Commerce and Industry Minister Piyush Goyal said on September 27 that the key goal of both nations must be to strengthen international supply chains, and “fully capitalise on the currently favourable geopolitical phenomenon”.
“Incorporating a chapter on supply chains will also provide India the playbook on doing the same with other major trading partners, many of whom are currently prodding their companies to reduce reliance on China as a manufacturing hub,” a senior trade negotiator said.
The plan will be supported by parallel initiatives such as the Australian government program to help Aussie businesses trade and invest in India, launched earlier this year, sources at the Australian Embassy said.
FTA talks ongoing
Both sides had announced last month that they aim for an early harvest trade deal by December 2021. An early harvest trade deal is one in which both parties sign off on a set of relatively easily achievable deliverables. Such pacts target specific goals like tariff reduction and market access on select items while leaving more contentious items off the agenda.

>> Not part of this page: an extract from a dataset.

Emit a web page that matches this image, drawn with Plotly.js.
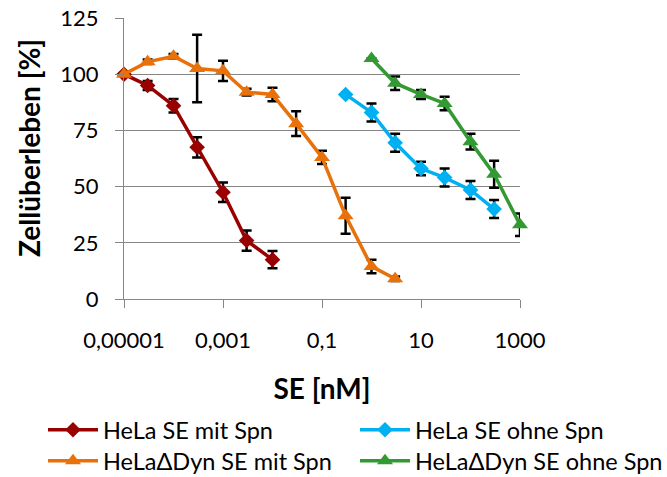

Discussions on market access for Australian dairy products and meat, apart from Australia’s discomfort with opening up services exports, have proved to be major sticking points in the deal, talks on which had begun in 2011.
Senior Aussie trade officials had earlier told Moneycontrol that Australia aims to significantly expand business with India in diverse sectors such as food and grains, core minerals, and high-tech equipment.
Australia was India's 15th largest trading partner, as of 2020-21, with trade worth $12.29 billion, and a trade deficit of $4.2 billion. Earlier this month, Australia also signed the Trade and Investment Framework Arrangement with Bangladesh.